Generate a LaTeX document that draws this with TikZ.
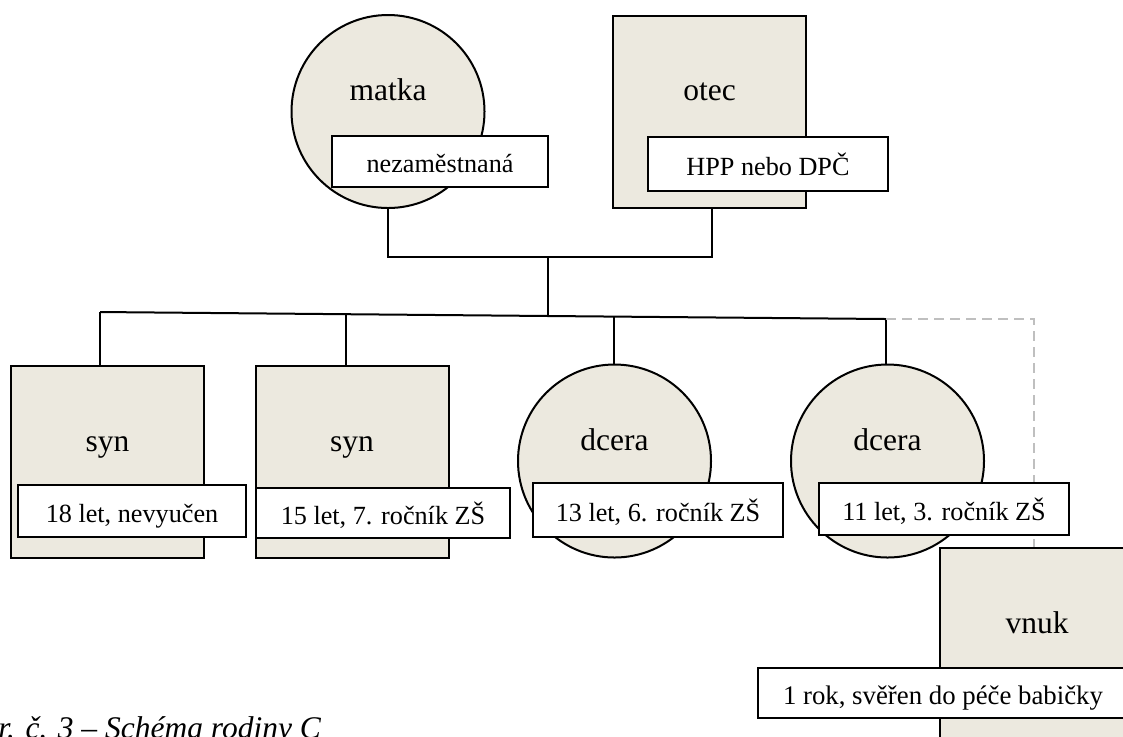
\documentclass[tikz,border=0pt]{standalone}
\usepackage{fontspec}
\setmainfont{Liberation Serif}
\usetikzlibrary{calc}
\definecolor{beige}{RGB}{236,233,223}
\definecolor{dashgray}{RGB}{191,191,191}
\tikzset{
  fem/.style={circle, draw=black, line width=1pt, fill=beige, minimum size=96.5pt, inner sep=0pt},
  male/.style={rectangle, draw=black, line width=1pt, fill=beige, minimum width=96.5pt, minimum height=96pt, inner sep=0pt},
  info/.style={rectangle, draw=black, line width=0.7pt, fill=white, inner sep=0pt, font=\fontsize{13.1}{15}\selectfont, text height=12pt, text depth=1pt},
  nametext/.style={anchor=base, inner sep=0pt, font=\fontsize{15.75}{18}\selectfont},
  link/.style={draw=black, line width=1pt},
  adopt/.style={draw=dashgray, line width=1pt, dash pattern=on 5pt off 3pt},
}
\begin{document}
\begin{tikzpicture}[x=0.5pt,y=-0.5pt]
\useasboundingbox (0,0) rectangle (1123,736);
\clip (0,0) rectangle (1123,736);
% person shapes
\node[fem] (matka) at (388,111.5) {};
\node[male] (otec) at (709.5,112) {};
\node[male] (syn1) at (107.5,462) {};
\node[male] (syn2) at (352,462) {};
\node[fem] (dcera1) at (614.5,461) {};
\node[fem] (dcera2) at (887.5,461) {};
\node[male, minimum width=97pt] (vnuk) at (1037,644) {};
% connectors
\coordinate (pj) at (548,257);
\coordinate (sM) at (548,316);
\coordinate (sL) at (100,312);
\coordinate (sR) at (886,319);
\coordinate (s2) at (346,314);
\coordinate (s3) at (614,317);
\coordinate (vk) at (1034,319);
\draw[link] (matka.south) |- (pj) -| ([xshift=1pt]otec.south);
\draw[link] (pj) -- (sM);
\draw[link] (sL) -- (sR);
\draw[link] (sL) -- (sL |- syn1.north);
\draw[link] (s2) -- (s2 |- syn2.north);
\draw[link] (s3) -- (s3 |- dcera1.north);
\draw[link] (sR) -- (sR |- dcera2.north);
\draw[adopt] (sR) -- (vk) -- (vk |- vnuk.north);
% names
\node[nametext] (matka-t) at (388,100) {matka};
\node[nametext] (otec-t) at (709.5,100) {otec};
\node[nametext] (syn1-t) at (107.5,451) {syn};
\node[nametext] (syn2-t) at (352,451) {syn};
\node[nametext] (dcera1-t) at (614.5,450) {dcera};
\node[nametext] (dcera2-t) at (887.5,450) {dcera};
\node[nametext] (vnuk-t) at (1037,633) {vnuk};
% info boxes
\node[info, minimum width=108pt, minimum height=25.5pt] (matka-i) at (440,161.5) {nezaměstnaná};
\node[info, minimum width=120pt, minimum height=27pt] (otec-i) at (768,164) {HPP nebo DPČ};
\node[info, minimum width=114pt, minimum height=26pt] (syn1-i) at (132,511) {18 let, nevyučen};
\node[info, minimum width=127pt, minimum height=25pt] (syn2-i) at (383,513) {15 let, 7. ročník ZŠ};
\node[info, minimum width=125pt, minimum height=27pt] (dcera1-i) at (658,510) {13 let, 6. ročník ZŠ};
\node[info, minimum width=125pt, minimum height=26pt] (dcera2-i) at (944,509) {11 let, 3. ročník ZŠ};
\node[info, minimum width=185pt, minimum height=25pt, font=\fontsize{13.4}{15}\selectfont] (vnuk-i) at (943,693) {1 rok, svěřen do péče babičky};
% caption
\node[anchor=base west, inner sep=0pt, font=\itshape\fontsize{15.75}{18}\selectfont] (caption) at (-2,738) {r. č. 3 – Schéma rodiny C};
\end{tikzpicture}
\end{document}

-- -- --

(EXERCISE GOAL):
Quote the data above in full and without alteration; skip the pictures.

(SOLUTION TO THIS PROBLEM):
Generate a LaTeX document that draws this with TikZ.
\documentclass[tikz,border=0pt]{standalone}
\usepackage{fontspec}
\setmainfont{Liberation Serif}
\usetikzlibrary{calc}
\definecolor{beige}{RGB}{236,233,223}
\definecolor{dashgray}{RGB}{191,191,191}
\tikzset{
  fem/.style={circle, draw=black, line width=1pt, fill=beige, minimum size=96.5pt, inner sep=0pt},
  male/.style={rectangle, draw=black, line width=1pt, fill=beige, minimum width=96.5pt, minimum height=96pt, inner sep=0pt},
  info/.style={rectangle, draw=black, line width=0.7pt, fill=white, inner sep=0pt, font=\fontsize{13.1}{15}\selectfont, text height=12pt, text depth=1pt},
  nametext/.style={anchor=base, inner sep=0pt, font=\fontsize{15.75}{18}\selectfont},
  link/.style={draw=black, line width=1pt},
  adopt/.style={draw=dashgray, line width=1pt, dash pattern=on 5pt off 3pt},
}
\begin{document}
\begin{tikzpicture}[x=0.5pt,y=-0.5pt]
\useasboundingbox (0,0) rectangle (1123,736);
\clip (0,0) rectangle (1123,736);
% person shapes
\node[fem] (matka) at (388,111.5) {};
\node[male] (otec) at (709.5,112) {};
\node[male] (syn1) at (107.5,462) {};
\node[male] (syn2) at (352,462) {};
\node[fem] (dcera1) at (614.5,461) {};
\node[fem] (dcera2) at (887.5,461) {};
\node[male, minimum width=97pt] (vnuk) at (1037,644) {};
% connectors
\coordinate (pj) at (548,257);
\coordinate (sM) at (548,316);
\coordinate (sL) at (100,312);
\coordinate (sR) at (886,319);
\coordinate (s2) at (346,314);
\coordinate (s3) at (614,317);
\coordinate (vk) at (1034,319);
\draw[link] (matka.south) |- (pj) -| ([xshift=1pt]otec.south);
\draw[link] (pj) -- (sM);
\draw[link] (sL) -- (sR);
\draw[link] (sL) -- (sL |- syn1.north);
\draw[link] (s2) -- (s2 |- syn2.north);
\draw[link] (s3) -- (s3 |- dcera1.north);
\draw[link] (sR) -- (sR |- dcera2.north);
\draw[adopt] (sR) -- (vk) -- (vk |- vnuk.north);
% names
\node[nametext] (matka-t) at (388,100) {matka};
\node[nametext] (otec-t) at (709.5,100) {otec};
\node[nametext] (syn1-t) at (107.5,451) {syn};
\node[nametext] (syn2-t) at (352,451) {syn};
\node[nametext] (dcera1-t) at (614.5,450) {dcera};
\node[nametext] (dcera2-t) at (887.5,450) {dcera};
\node[nametext] (vnuk-t) at (1037,633) {vnuk};
% info boxes
\node[info, minimum width=108pt, minimum height=25.5pt] (matka-i) at (440,161.5) {nezaměstnaná};
\node[info, minimum width=120pt, minimum height=27pt] (otec-i) at (768,164) {HPP nebo DPČ};
\node[info, minimum width=114pt, minimum height=26pt] (syn1-i) at (132,511) {18 let, nevyučen};
\node[info, minimum width=127pt, minimum height=25pt] (syn2-i) at (383,513) {15 let, 7. ročník ZŠ};
\node[info, minimum width=125pt, minimum height=27pt] (dcera1-i) at (658,510) {13 let, 6. ročník ZŠ};
\node[info, minimum width=125pt, minimum height=26pt] (dcera2-i) at (944,509) {11 let, 3. ročník ZŠ};
\node[info, minimum width=185pt, minimum height=25pt, font=\fontsize{13.4}{15}\selectfont] (vnuk-i) at (943,693) {1 rok, svěřen do péče babičky};
% caption
\node[anchor=base west, inner sep=0pt, font=\itshape\fontsize{15.75}{18}\selectfont] (caption) at (-2,738) {r. č. 3 – Schéma rodiny C};
\end{tikzpicture}
\end{document}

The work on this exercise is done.